▸ **Figure scripts**:
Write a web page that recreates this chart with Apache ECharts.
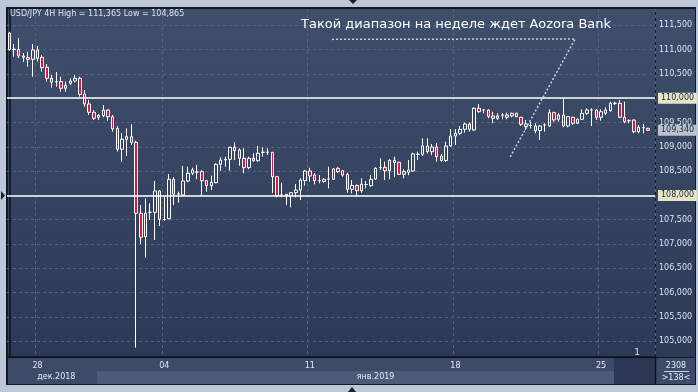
<!DOCTYPE html>
<html><head><meta charset="utf-8">
<script src="https://cdn.jsdelivr.net/npm/echarts@6.0.0/dist/echarts.min.js"></script>
<style>html,body{margin:0;padding:0;background:#bcc8d8}#c{width:698px;height:392px}</style>
</head><body><div id="c"></div>
<script>
// ---- data (USD/JPY 4H) ----
const opens = [111.34,111.00,111.00,110.842,110.833,110.80,110.99,110.842,110.636,110.409,110.34,110.34,110.204,110.307,110.354,110.409,110.086,109.881,109.71,109.607,109.640,109.757,109.619,109.381,108.949,109.154,109.208,109.093,107.632,107.150,107.65,107.652,108.091,107.50,107.521,108.331,108.03,108.008,108.296,108.455,108.48,108.488,108.302,108.200,108.261,108.640,108.728,108.743,108.99,108.934,108.763,108.570,108.763,108.714,108.887,108.887,108.887,108.385,108.008,107.988,107.988,108.056,108.111,108.302,108.502,108.420,108.302,108.286,108.335,108.331,108.558,108.508,108.434,108.126,108.204,108.097,108.224,108.200,108.337,108.57,108.578,108.508,108.722,108.681,108.434,108.475,108.502,108.846,108.846,109.016,108.899,108.996,108.811,108.718,109.016,109.222,109.278,109.360,109.469,109.346,109.792,109.757,109.757,109.634,109.586,109.654,109.654,109.634,109.689,109.607,109.418,109.438,109.428,109.335,109.449,109.428,109.702,109.566,109.654,109.428,109.607,109.484,109.566,109.689,109.757,109.757,109.607,109.689,109.743,109.895,109.895,109.607,109.537,109.551,109.311,109.393,109.381];
const closes = [111.00,111.01,110.868,110.868,110.80,110.992,110.821,110.628,110.409,110.327,110.34,110.204,110.265,110.354,110.409,110.080,109.881,109.710,109.586,109.648,109.757,109.619,109.366,108.949,109.154,109.208,109.093,107.632,107.138,107.632,107.655,108.091,107.508,107.505,108.331,108.023,108.03,108.296,108.455,108.523,108.48,108.302,108.200,108.270,108.640,108.728,108.743,108.990,108.920,108.763,108.570,108.763,108.714,108.866,108.887,108.89,108.385,107.994,108.008,108.023,108.056,108.111,108.317,108.502,108.399,108.302,108.302,108.331,108.335,108.543,108.488,108.420,108.126,108.204,108.097,108.228,108.224,108.331,108.558,108.57,108.508,108.722,108.677,108.434,108.488,108.523,108.852,108.846,109.016,108.899,108.996,108.796,108.718,109.016,109.222,109.278,109.360,109.469,109.360,109.792,109.722,109.757,109.628,109.586,109.634,109.654,109.607,109.689,109.619,109.463,109.469,109.438,109.331,109.428,109.449,109.702,109.551,109.654,109.428,109.619,109.484,109.566,109.689,109.757,109.757,109.607,109.722,109.757,109.895,109.895,109.607,109.516,109.537,109.311,109.401,109.393,109.340];
const lows = [110.98,110.854,110.827,110.745,110.648,110.442,110.751,110.545,110.340,110.216,110.237,110.134,110.134,110.272,110.327,110.031,109.825,109.654,109.551,109.551,109.607,109.537,109.311,108.899,108.693,108.811,109.037,104.865,107.0,106.718,107.494,107.082,107.370,107.479,107.508,107.802,107.850,107.988,108.270,108.420,108.331,108.0,108.076,108.111,108.249,108.502,108.591,108.508,108.728,108.611,108.455,108.537,108.693,108.693,108.796,108.831,108.043,107.961,107.961,107.802,107.755,107.961,107.905,108.200,108.282,108.228,108.249,108.261,108.146,108.317,108.467,108.385,108.056,108.043,107.973,108.056,108.146,108.179,108.317,108.523,108.317,108.331,108.372,108.420,108.352,108.414,108.488,108.728,108.811,108.862,108.831,108.693,108.693,108.687,109.002,109.037,109.243,109.290,109.311,109.325,109.702,109.689,109.586,109.484,109.551,109.566,109.566,109.607,109.607,109.428,109.346,109.377,109.278,109.140,109.311,109.414,109.516,109.516,109.401,109.401,109.449,109.469,109.551,109.654,109.428,109.551,109.537,109.654,109.722,109.860,109.586,109.484,109.484,109.278,109.278,109.278,109.33];
const highs = [111.365,111.115,111.239,110.930,110.957,111.115,111.074,110.889,110.704,110.477,110.539,110.442,110.340,110.409,110.477,110.442,110.169,109.963,109.757,109.675,109.860,109.772,109.654,109.428,109.284,109.381,109.463,109.126,107.802,107.940,107.837,108.296,108.111,107.973,108.440,108.372,108.076,108.605,108.591,108.570,108.626,108.523,108.317,108.405,108.661,108.784,108.796,109.002,109.093,108.969,108.969,108.796,108.866,109.016,108.990,108.969,108.89,108.399,108.261,108.029,108.056,108.235,108.352,108.523,108.570,108.455,108.420,108.352,108.591,108.558,108.578,108.523,108.467,108.317,108.224,108.352,108.296,108.420,108.578,108.763,108.693,108.743,108.796,108.693,108.537,108.728,108.879,108.899,109.175,109.175,109.058,109.078,108.852,109.105,109.366,109.360,109.428,109.496,109.496,109.813,109.881,109.778,109.772,109.722,109.689,109.689,109.702,109.702,109.702,109.619,109.551,109.516,109.484,109.449,109.484,109.772,109.722,109.689,109.984,109.634,109.619,109.586,109.772,109.792,109.792,109.772,109.772,109.813,109.928,109.928,109.963,109.928,109.566,109.566,109.449,109.469,109.39];
const barCount = 138;                       // visible bar slots (last one is empty shift)
const categories = Array.from({length: barCount}, (_, i) => String(i));
const dateTickIdx = [6, 33, 64, 95, 126];
const dateTickLabels = ['28', '04', '11', '18', '25'];
const monthIdx = [10, 78];
const monthLabels = ['дек.2018', 'янв.2019'];
const yTickValues = [105, 105.5, 106, 106.5, 107, 107.5, 108, 108.5, 109, 109.5, 110, 110.5, 111, 111.5];
const levelValues = [110, 108];
const currentPrice = 109.34;
const annotationPoints = [[68.7, 111.21], [120.5, 111.22], [106.6, 108.78]];
const titleText = 'USD/JPY 4H High = 111,365 Low = 104,865';
const annotationText = 'Такой диапазон на неделе ждет Aozora Bank';

const fmt = v => v.toFixed(3).replace('.', ',');
const ohlc = opens.map((o, i) => [o, closes[i], lows[i], highs[i]]);

const chart = echarts.init(document.getElementById('c'), null, {renderer: 'canvas'});
const FONT = 'DejaVu Sans';
const gridDash = {color: '#56657f', width: 1, type: [3, 3]};
const tagLabel = {show: true, position: 'end', distance: 3, fontSize: 8, fontFamily: FONT, color: '#1c2740',
  backgroundColor: '#e6e5c6', padding: [2, 3, 1, 3], formatter: p => fmt(p.value)};

chart.setOption({
  animation: false,
  backgroundColor: '#bcc8d8',
  title: {text: titleText, left: 10, top: 10, padding: 0,
    textStyle: {fontSize: 8, fontWeight: 'normal', color: '#dbe3ee', fontFamily: FONT}},
  grid: {left: 7, right: 43, top: 9, bottom: 35, containLabel: false},
  xAxis: [
    {type: 'category', data: categories, boundaryGap: true, position: 'bottom',
      axisLine: {show: true, lineStyle: {color: '#0e121a', width: 1.5}},
      axisTick: {show: false},
      axisLabel: {interval: (i) => dateTickIdx.includes(i), color: '#e2e8f2', fontSize: 8, fontFamily: FONT, margin: 5,
        formatter: (v, i) => dateTickLabels[dateTickIdx.indexOf(i)] || ''},
      splitLine: {show: true, interval: (i) => dateTickIdx.includes(i), lineStyle: gridDash}},
    {type: 'category', data: categories, boundaryGap: true, position: 'bottom', offset: 11,
      axisLine: {show: false}, axisTick: {show: false}, splitLine: {show: false},
      axisLabel: {interval: (i) => monthIdx.includes(i), color: '#e2e8f2', fontSize: 8, fontFamily: FONT, margin: 5,
        formatter: (v, i) => monthLabels[monthIdx.indexOf(i)] || ''}},
    {type: 'value', min: -0.5, max: barCount - 0.5, show: false}
  ],
  yAxis: {type: 'value', position: 'right', min: 104.675, max: 111.835, scale: true,
    axisLine: {show: true, lineStyle: {color: '#0e121a', width: 1.5}},
    axisTick: {show: false, customValues: yTickValues},
    axisLabel: {customValues: yTickValues, formatter: fmt, color: '#dbe3ee', fontSize: 8, fontFamily: FONT, margin: 4},
    splitLine: {show: true, lineStyle: gridDash}},
  graphic: [
    {type: 'rect', silent: true, z: -20, shape: {x: 6, y: 7, width: 690, height: 378}, style: {fill: '#121824'}},
    {type: 'rect', silent: true, z: -19, shape: {x: 8, y: 9, width: 647, height: 348},
      style: {fill: new echarts.graphic.LinearGradient(0, 0, 0, 1, [{offset: 0, color: '#3f4e6b'}, {offset: 1, color: '#2c3a57'}])}},
    {type: 'rect', silent: true, z: -19, shape: {x: 656, y: 9, width: 39, height: 348},
      style: {fill: new echarts.graphic.LinearGradient(0, 0, 0, 1, [{offset: 0, color: '#3f4e6b'}, {offset: 1, color: '#2c3a57'}])}},
    {type: 'rect', silent: true, z: -19, shape: {x: 8, y: 358, width: 647, height: 26}, style: {fill: '#3d4b69'}},
    {type: 'rect', silent: true, z: -18, shape: {x: 97, y: 371, width: 517, height: 13}, style: {fill: '#4d5b79'}},
    {type: 'rect', silent: true, z: -18, shape: {x: 614, y: 358, width: 41, height: 26}, style: {fill: '#2c3853'}},
    {type: 'rect', silent: true, z: -19, shape: {x: 656, y: 358, width: 39, height: 26}, style: {fill: '#3d4b69'}},
    {type: 'line', silent: true, z: 50, shape: {x1: 655.5, y1: 357, x2: 655.5, y2: 384}, style: {stroke: '#0e121a', lineWidth: 1.5}},
    {type: 'line', silent: true, z: 50, shape: {x1: 664, y1: 371.5, x2: 689, y2: 371.5}, style: {stroke: '#c9d2e0', lineWidth: 1}},
    {type: 'text', silent: true, z: 60, x: 676, y: 366, style: {text: '2308', fill: '#e2e8f2', font: '8px "DejaVu Sans"', align: 'center', verticalAlign: 'middle'}},
    {type: 'text', silent: true, z: 60, x: 676, y: 377.5, style: {text: '>138<', fill: '#e2e8f2', font: '8px "DejaVu Sans"', align: 'center', verticalAlign: 'middle'}},
    {type: 'text', silent: true, z: 60, x: 637, y: 353, style: {text: '1', fill: '#d5deea', font: '9px "DejaVu Sans"', align: 'center', verticalAlign: 'middle'}},
    {type: 'text', silent: true, z: 60, x: 301, y: 25, style: {text: annotationText, fill: '#ffffff', font: '13px "DejaVu Sans"', align: 'left', verticalAlign: 'middle'}},
    {type: 'polygon', silent: true, z: 60, shape: {points: [[349, 0], [357, 0], [353, 4]]}, style: {fill: '#1a2030'}},
    {type: 'polygon', silent: true, z: 60, shape: {points: [[348, 392], [356, 392], [352, 387]]}, style: {fill: '#1a2030'}},
    {type: 'polygon', silent: true, z: 60, shape: {points: [[1, 191], [1, 200], [5, 195.5]]}, style: {fill: '#1a2030'}}
  ],
  series: [
    {type: 'candlestick', xAxisIndex: 0, yAxisIndex: 0, data: ohlc, barWidth: 3,
      itemStyle: {color: 'rgba(0,0,0,0)', color0: '#e8123c', borderColor: '#ffffff', borderColor0: '#ffffff', borderColorDoji: '#ffffff', borderWidth: 1},
      markLine: {silent: true, symbol: ['none', 'none'], animation: false,
        lineStyle: {color: '#ffffff', width: 1.5, type: 'solid'},
        label: tagLabel,
        data: levelValues.map(v => ({yAxis: v}))}},
    {type: 'line', xAxisIndex: 0, yAxisIndex: 0, data: [], silent: true,
      markLine: {silent: true, symbol: ['none', 'none'], animation: false,
        lineStyle: {color: 'rgba(255,255,255,0)', width: 1},
        label: Object.assign({}, tagLabel, {backgroundColor: '#bcc2cc'}),
        data: [{yAxis: currentPrice}]}},
    {type: 'line', xAxisIndex: 2, yAxisIndex: 0, data: annotationPoints, symbol: 'none', silent: true, z: 5,
      lineStyle: {color: '#c9d1dd', width: 1.5, type: [2, 2]}}
  ]
});
</script></body></html>
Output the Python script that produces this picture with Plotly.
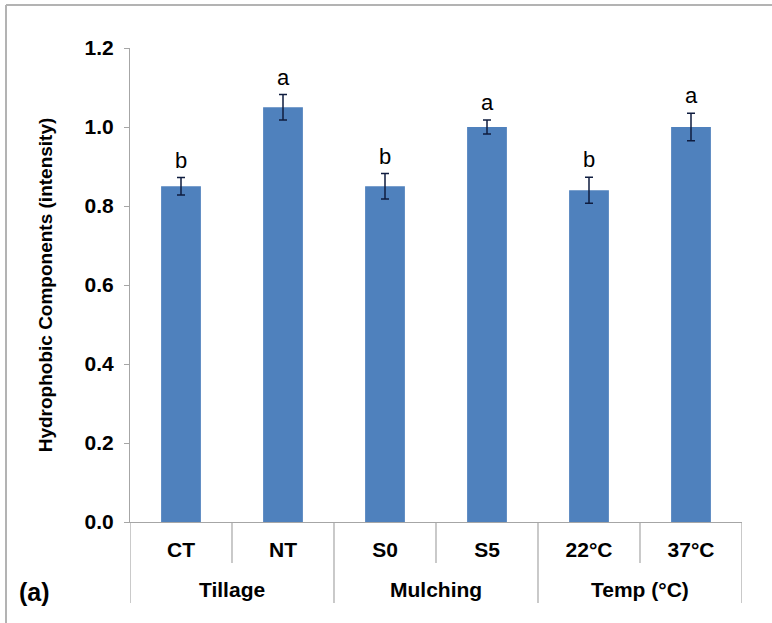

▸ **Requirements**: Lines containing the string "that" are to be selected and copied.

▸ **Output for this task**:
Write a web page that recreates this chart with Apache ECharts.
Output the Python script that produces this picture with Plotly.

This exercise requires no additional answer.